Evelyn asks a similar question of herself and Lee as they consider the ever present threat in that world of losing their children, a parent's absolute worst fear, no matter their reality: "Who are we if we can't protect them?"
I do take issue with one thing in the movie. There is a scene where Lee and Marcus encounter a man in the woods (not Justin Timberlake though) and he intentionally screams to attract the creatures (this was in one of the trailers so I'm not ruining anything.) It's certainly possible and even implied that the man was so strung out from the stress of his reality, the ragged nerves I referenced earlier, that he just wanted out. What's unclear is why he did it at that particular point in time, and by doing so put Lee and Marcus in harm's way, and why he picked that specific route: like, dude, pick a less violent end, no?

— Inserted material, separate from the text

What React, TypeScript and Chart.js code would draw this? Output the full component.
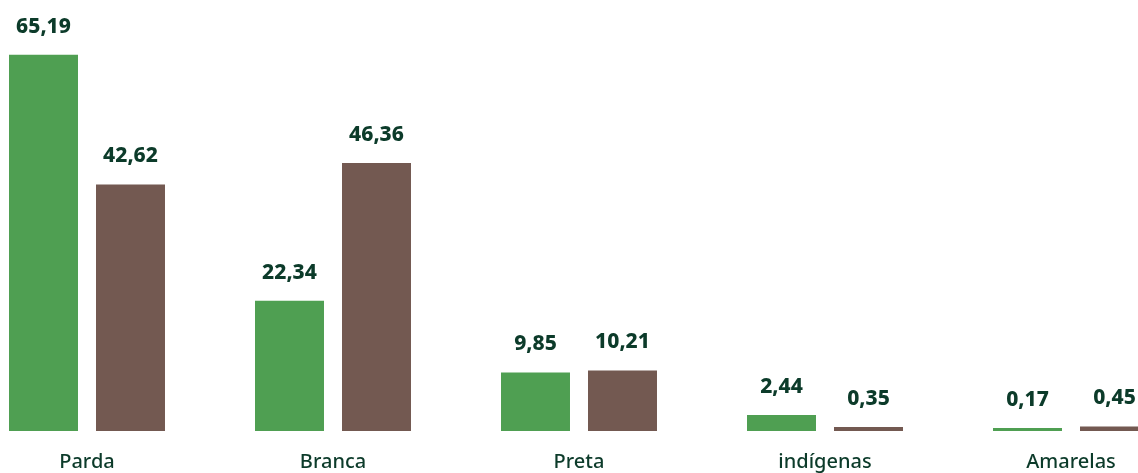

It just felt slightly out of place, not necessarily in that world, but in this particular story I'm not sure it was a necessary addition.
Despite that one snag this movie was truly well done. It was visually and sonically captivating and captured the fear in a palpable way but also included much needed moments of the ever hopeful spirit of humanity in the face of desecration. There are several sweet scenes: Evelyn and Lee dancing with earbuds in the basement, his hands on her swollen belly, surrounded by ominous newspaper clippings and radio transmitters, quietly (always quietly) trying to forget for a moment. Evelyn with Marcus, teaching him how to divide, joking with him that he has to learn how to be self sufficient so he can take care of her when she is old and has lost all her teeth. It's a movie about loss and love and sacrifice and family and how to live when living feels, and practically is, impossible.
It's also a movie about monsters and delightfully scary as hell.